◆ **SET PROBLEM**: Leaving out every picture, retype the lines below from the top through the one that contains "34.9, 43.5, 50.7];".
+---+
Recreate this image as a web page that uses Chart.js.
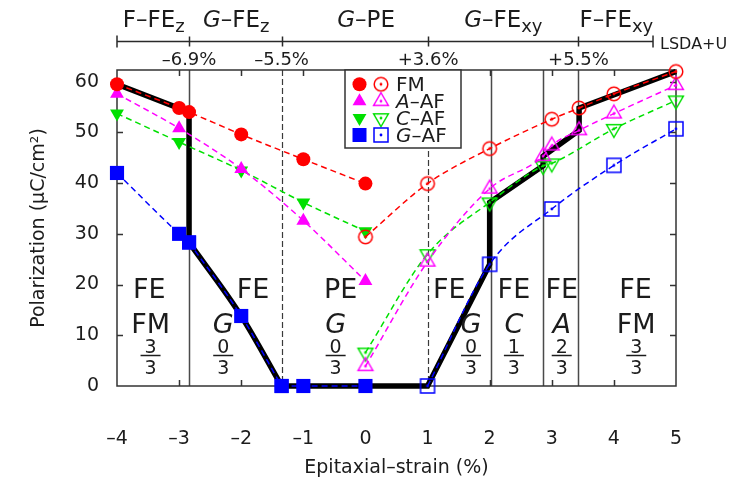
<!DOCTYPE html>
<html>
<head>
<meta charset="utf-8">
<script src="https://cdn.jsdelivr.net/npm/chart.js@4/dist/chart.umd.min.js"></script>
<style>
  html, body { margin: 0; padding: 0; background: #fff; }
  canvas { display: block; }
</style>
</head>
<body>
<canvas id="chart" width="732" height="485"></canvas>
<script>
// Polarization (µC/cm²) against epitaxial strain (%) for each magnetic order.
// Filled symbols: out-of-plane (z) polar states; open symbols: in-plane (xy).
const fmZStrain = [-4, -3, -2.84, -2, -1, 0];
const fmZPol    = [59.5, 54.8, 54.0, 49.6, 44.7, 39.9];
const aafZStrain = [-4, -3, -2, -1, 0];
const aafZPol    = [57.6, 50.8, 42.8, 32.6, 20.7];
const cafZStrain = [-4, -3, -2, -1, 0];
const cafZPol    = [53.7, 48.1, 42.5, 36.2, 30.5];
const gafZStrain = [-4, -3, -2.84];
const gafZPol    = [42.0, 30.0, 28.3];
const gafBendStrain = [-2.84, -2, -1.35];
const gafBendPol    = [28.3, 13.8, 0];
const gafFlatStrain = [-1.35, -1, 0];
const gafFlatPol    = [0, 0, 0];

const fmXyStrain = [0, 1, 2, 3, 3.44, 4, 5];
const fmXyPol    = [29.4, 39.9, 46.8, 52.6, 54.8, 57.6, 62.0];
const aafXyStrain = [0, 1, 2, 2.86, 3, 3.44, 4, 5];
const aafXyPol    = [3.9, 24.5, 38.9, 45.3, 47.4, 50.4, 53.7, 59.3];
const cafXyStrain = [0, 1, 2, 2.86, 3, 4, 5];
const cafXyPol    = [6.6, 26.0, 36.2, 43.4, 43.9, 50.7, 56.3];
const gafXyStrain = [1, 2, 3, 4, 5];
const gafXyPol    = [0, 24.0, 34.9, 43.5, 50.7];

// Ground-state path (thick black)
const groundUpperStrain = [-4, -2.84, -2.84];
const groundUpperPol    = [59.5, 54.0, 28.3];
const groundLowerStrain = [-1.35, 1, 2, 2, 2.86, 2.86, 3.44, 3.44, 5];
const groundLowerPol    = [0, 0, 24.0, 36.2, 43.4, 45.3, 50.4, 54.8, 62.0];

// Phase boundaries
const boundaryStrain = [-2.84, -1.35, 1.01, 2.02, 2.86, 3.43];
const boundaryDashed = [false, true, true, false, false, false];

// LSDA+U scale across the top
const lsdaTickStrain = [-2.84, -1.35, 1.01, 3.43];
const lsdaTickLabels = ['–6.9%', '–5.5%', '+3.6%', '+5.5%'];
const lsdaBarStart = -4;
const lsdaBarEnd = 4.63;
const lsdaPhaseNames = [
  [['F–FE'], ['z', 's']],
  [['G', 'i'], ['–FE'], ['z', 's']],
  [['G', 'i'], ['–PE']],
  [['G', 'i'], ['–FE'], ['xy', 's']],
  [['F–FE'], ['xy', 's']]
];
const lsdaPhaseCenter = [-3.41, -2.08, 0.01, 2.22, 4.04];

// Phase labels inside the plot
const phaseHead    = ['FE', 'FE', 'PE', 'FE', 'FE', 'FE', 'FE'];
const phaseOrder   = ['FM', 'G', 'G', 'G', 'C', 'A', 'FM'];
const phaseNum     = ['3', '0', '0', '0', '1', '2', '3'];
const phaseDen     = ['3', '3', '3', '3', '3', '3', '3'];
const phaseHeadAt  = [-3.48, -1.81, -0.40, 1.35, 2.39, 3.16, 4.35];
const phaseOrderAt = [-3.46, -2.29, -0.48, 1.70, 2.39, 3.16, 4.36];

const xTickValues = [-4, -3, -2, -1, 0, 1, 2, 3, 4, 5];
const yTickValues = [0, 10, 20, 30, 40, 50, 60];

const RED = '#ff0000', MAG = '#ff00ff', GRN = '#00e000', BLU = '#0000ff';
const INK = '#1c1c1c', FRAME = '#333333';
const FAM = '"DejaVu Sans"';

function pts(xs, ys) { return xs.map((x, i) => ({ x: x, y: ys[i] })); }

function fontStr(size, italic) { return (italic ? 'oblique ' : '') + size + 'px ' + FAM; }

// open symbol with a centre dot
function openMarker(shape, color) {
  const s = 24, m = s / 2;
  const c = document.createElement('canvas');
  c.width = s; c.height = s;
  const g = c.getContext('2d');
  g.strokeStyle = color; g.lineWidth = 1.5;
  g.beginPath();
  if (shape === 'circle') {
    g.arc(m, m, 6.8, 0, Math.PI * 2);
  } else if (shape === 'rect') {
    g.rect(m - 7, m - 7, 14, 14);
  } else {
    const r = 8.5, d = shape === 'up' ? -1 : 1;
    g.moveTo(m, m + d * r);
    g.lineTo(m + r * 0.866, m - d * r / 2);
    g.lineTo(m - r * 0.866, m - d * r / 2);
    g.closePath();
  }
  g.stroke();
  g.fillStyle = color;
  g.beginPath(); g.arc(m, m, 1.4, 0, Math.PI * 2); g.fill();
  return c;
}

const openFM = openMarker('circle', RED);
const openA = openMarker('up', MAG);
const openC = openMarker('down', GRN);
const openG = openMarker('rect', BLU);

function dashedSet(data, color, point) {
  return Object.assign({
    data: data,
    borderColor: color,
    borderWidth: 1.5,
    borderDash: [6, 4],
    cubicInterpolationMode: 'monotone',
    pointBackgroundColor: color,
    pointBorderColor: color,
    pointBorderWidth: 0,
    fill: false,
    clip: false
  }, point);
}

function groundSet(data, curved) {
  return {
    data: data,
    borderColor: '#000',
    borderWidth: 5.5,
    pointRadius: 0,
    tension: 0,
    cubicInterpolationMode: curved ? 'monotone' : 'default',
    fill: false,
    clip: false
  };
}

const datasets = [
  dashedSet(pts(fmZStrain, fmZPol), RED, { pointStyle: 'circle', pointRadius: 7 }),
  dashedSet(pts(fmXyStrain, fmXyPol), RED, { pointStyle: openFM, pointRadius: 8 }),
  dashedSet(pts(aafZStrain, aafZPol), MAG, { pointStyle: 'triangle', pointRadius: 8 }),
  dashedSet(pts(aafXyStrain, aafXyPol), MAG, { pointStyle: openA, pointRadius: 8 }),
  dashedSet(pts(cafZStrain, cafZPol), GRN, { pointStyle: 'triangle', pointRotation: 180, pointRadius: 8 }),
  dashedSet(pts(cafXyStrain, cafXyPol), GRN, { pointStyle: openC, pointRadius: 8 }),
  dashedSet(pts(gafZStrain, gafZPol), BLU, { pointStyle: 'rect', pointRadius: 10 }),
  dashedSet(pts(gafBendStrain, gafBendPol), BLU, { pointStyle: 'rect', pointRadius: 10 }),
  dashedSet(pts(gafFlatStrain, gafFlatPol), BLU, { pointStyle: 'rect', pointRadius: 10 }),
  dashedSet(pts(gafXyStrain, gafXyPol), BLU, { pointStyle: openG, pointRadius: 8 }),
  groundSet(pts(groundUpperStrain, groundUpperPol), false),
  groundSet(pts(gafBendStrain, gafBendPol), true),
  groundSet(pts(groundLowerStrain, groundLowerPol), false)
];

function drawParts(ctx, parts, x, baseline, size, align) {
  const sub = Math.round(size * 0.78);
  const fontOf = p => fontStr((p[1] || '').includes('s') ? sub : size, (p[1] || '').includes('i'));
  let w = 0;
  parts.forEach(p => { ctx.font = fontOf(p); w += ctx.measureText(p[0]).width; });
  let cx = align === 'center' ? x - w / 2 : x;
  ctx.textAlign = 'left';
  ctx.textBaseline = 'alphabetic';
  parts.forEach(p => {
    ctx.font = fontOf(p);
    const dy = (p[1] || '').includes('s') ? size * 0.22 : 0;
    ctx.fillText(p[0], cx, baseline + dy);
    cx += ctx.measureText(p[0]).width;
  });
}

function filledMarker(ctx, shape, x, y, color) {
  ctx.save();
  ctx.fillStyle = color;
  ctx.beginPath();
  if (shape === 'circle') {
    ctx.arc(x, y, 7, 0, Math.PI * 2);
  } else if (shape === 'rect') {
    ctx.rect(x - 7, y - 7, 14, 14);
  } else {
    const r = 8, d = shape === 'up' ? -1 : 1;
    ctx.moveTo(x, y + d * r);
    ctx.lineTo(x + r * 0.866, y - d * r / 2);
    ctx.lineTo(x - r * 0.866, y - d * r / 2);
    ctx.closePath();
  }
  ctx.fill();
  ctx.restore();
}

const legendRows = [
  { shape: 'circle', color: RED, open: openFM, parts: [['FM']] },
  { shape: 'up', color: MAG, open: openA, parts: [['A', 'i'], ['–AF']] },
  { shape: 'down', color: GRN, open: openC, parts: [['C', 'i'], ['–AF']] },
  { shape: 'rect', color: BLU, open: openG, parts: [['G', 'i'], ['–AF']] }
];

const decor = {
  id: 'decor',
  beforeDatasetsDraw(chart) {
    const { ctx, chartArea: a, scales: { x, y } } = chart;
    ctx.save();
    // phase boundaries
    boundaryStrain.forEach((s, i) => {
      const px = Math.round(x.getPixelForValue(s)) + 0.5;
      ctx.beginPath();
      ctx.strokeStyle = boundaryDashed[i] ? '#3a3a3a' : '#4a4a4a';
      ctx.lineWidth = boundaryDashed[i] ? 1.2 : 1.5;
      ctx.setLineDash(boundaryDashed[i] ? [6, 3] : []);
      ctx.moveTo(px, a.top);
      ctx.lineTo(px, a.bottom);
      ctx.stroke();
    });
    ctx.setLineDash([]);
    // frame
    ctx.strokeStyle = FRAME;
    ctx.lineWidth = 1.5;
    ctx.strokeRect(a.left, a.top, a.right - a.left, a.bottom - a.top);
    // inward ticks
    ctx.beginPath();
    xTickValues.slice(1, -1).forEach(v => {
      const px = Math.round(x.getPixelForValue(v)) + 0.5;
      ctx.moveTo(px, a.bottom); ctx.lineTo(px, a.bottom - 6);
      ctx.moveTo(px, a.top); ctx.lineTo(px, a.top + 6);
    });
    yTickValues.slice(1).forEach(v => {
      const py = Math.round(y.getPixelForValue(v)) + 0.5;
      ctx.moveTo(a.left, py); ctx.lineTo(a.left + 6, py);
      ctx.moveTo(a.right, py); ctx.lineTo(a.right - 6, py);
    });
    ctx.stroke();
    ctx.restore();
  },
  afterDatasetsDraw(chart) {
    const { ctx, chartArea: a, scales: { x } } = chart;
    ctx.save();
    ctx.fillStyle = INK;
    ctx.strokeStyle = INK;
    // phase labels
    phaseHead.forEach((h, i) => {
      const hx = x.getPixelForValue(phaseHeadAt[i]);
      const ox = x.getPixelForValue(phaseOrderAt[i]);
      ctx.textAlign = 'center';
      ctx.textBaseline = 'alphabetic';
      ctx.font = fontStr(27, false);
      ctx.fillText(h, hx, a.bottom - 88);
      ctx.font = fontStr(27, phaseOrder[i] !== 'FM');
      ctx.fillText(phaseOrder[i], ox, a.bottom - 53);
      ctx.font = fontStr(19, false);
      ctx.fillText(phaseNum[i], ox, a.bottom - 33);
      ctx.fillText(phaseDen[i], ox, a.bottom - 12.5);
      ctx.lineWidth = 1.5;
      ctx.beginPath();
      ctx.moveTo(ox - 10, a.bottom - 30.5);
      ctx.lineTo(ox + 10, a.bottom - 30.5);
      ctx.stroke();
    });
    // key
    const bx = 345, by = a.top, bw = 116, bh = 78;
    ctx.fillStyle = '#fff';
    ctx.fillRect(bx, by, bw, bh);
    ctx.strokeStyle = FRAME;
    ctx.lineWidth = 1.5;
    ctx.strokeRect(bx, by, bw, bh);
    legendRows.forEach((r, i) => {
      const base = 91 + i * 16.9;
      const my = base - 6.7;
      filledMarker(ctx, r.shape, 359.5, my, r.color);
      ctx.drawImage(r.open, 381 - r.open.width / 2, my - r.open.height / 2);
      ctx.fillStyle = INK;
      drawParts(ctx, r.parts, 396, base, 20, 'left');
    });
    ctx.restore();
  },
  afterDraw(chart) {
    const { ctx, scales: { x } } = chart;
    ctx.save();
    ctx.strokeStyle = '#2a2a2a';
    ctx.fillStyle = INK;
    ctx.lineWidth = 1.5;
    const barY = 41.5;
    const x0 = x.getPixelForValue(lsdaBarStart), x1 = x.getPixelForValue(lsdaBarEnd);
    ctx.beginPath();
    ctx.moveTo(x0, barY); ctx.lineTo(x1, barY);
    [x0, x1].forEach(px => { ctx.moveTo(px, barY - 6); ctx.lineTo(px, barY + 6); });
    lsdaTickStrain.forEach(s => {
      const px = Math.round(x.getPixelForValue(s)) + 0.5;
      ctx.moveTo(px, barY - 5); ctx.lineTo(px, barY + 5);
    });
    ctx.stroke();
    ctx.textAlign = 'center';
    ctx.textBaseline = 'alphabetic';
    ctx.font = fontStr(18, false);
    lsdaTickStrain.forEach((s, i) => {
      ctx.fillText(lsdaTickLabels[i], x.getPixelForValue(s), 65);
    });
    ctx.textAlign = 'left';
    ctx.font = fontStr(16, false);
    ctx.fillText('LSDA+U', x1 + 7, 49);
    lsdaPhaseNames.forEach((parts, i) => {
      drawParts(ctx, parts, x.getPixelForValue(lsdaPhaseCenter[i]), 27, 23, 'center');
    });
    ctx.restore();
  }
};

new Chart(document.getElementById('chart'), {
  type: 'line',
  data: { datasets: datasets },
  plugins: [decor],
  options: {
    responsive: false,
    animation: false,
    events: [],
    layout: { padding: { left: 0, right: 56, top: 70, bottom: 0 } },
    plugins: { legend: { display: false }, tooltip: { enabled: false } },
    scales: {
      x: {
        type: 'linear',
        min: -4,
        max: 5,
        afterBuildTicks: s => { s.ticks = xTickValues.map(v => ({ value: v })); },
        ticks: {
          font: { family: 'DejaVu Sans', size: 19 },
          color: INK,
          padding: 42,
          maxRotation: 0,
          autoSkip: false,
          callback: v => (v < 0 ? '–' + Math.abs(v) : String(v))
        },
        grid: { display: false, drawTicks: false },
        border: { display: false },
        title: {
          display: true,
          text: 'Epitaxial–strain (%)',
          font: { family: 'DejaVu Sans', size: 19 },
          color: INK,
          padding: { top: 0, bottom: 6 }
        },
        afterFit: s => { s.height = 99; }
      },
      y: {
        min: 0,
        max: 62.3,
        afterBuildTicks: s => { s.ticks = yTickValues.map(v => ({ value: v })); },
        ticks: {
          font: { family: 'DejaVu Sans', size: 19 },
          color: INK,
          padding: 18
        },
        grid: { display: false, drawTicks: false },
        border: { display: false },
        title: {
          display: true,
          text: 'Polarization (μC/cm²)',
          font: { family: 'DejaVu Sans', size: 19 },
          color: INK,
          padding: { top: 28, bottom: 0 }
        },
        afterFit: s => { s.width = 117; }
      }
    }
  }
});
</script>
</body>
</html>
+---+
◆ **EXERCISE ANSWER**:
Recreate this image as a web page that uses Chart.js.
<!DOCTYPE html>
<html>
<head>
<meta charset="utf-8">
<script src="https://cdn.jsdelivr.net/npm/chart.js@4/dist/chart.umd.min.js"></script>
<style>
  html, body { margin: 0; padding: 0; background: #fff; }
  canvas { display: block; }
</style>
</head>
<body>
<canvas id="chart" width="732" height="485"></canvas>
<script>
// Polarization (µC/cm²) against epitaxial strain (%) for each magnetic order.
// Filled symbols: out-of-plane (z) polar states; open symbols: in-plane (xy).
const fmZStrain = [-4, -3, -2.84, -2, -1, 0];
const fmZPol    = [59.5, 54.8, 54.0, 49.6, 44.7, 39.9];
const aafZStrain = [-4, -3, -2, -1, 0];
const aafZPol    = [57.6, 50.8, 42.8, 32.6, 20.7];
const cafZStrain = [-4, -3, -2, -1, 0];
const cafZPol    = [53.7, 48.1, 42.5, 36.2, 30.5];
const gafZStrain = [-4, -3, -2.84];
const gafZPol    = [42.0, 30.0, 28.3];
const gafBendStrain = [-2.84, -2, -1.35];
const gafBendPol    = [28.3, 13.8, 0];
const gafFlatStrain = [-1.35, -1, 0];
const gafFlatPol    = [0, 0, 0];

const fmXyStrain = [0, 1, 2, 3, 3.44, 4, 5];
const fmXyPol    = [29.4, 39.9, 46.8, 52.6, 54.8, 57.6, 62.0];
const aafXyStrain = [0, 1, 2, 2.86, 3, 3.44, 4, 5];
const aafXyPol    = [3.9, 24.5, 38.9, 45.3, 47.4, 50.4, 53.7, 59.3];
const cafXyStrain = [0, 1, 2, 2.86, 3, 4, 5];
const cafXyPol    = [6.6, 26.0, 36.2, 43.4, 43.9, 50.7, 56.3];
const gafXyStrain = [1, 2, 3, 4, 5];
const gafXyPol    = [0, 24.0, 34.9, 43.5, 50.7];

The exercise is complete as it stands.